We’ve seen this before.
Birmingham, June 1963
In June 1963, the Sixteenth Street Baptist Church in Birmingham, Alabama was bombed during a prayer service, and four black girls were killed. Bombed because it was a gathering place for civil rights leaders. Bombed because some white people hated all black people and decided to make them suffer. Bombed because they wouldn’t “stay in their place.”
It is 2015, and we have seen over the past year case after case where unarmed black people have been shot down by white cops, or beaten by white cops. We have seen black people marching more now than they have in decades. And now, just as these issues are occurring, a black church was shot up, its pastor, State Senator Clementa Pinckney, gunned down. Reverend Pinckney, after Walter Scott’s murder by a cop was caught on a bystander’s smartphone, called for body cameras for all cops. Like many black pastors, he was fervent in his calls for equality and justice in a state where the flag of racist treason, the Confederacy’s Stars and Bars, flies over the state capitol because “it represents our heritage,” which is the white power structure’s way of saying “we’re still in charge here.” Now, Reverend Pinckney is dead, and that flag is not flying at half-staff this morning. The fact that it flies at all is a grave insult that belies the words of Governor Nikki Haley and Charleston mayor Joseph Riley when they talk of the tragedy and heartbreak of these events.
The President spoke about how tiring it was to have to give statements after mass shootings. He called for us to consider why this sort of thing only consistently happens in America and said, again, we need to speak about gun control and how easy it is for someone who wants to commit violence to get a gun and kill with it. He quoted Dr. King after the Birmingham bombings. And then he left.
The problem has gone far beyond gun control. When police are committing the crimes, gun control is useless. When a father with no criminal record buys it for his son who does have a criminal record, universal background checks won't work. The problem is twofold. First of all, our refusal, as a nation, to own up to our racial history and its effect on today's America. Our list of crimes against people of color is immeasurably long, and it has yet to stop being written. The whitewashing of history books in the South regarding slavery and the civil rights era, Voter ID laws and reduced voting times aimed squarely at the poor and people of color, the white police who kill people of color and then lie about it in their reports, yet avoid any charges or punishment; the still-existing ghettos, continued white flight, the stripping of public education so people of color can enter a freaking lottery to gain entrance to a wealthy white school, the disparity in sentencing for equal crimes, the drug war, I could go on for days.

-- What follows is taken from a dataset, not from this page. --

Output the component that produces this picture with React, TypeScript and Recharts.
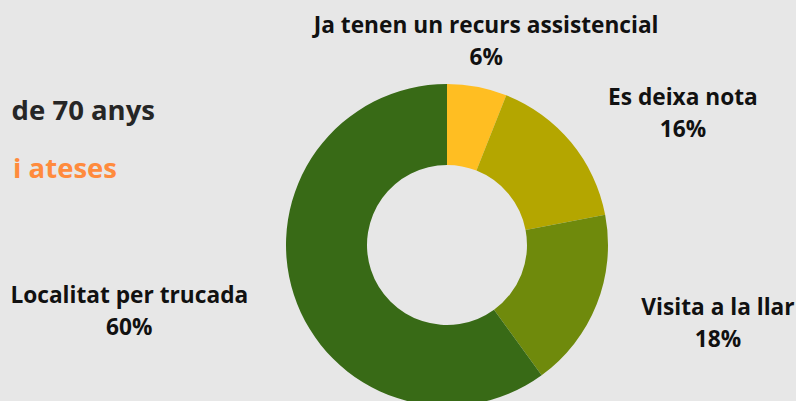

The second is our culture of violence. We love our violence in America. We love our guns, and our knives, and our wars. We've long since moved past the time where America reluctantly went to war. Hunting is fine. Defense is fine. Protecting our nation from those who would do us harm is fine. What isn't fine is buying thirty guns and thousands of bullets at a time. What isn't fine is going to shooting ranges and using people of color's pictures as your targets. What isn't fine is every. single. time. there is a tragedy like last night, we collectively mourn how awful it is and then move on like there isn't anything wrong with a country where you can't look at a news item anywhere without hearing about people being shot and killed, whether it's a Chicago street corner, a car in Caldwell, Idaho, or a church in Charleston, South Carolina.
We have an awful intersection of racism and violence in this nation, and we need to address both, seriously, as rational adults. Why are we so violent in our everyday actions? Why do white people continue to be okay with constant, subtle racism, such as the frequent invocation of "all that black on black crime" (hint: there's just as much white on white crime) and then scream loudly "not all white people!" when a Charleston happens (which, by the way, when one race has held the balance of power throughout an entire nation's history, it can't cry reverse racism, because the default position is tilted towards white people in America)? We have a presidential candidate like Donald Trump stirring the pot by saying that Mexico is sending us all of their rapists, murderers, and drug dealers, when our nation already has a strong bias against Hispanics.
We can't keep ignoring it. We can't keep pretending that these are aberrations. There are too many mass shootings and there are too many incidents of racially-motivated or influenced murders of people of color by whites. Until we act to remedy our behavior and confront our ugly history and do something to fix it, there will be more days and nights like this. More innocent people will die needlessly, and we will continue to make a mockery of the great ideals we were founded on.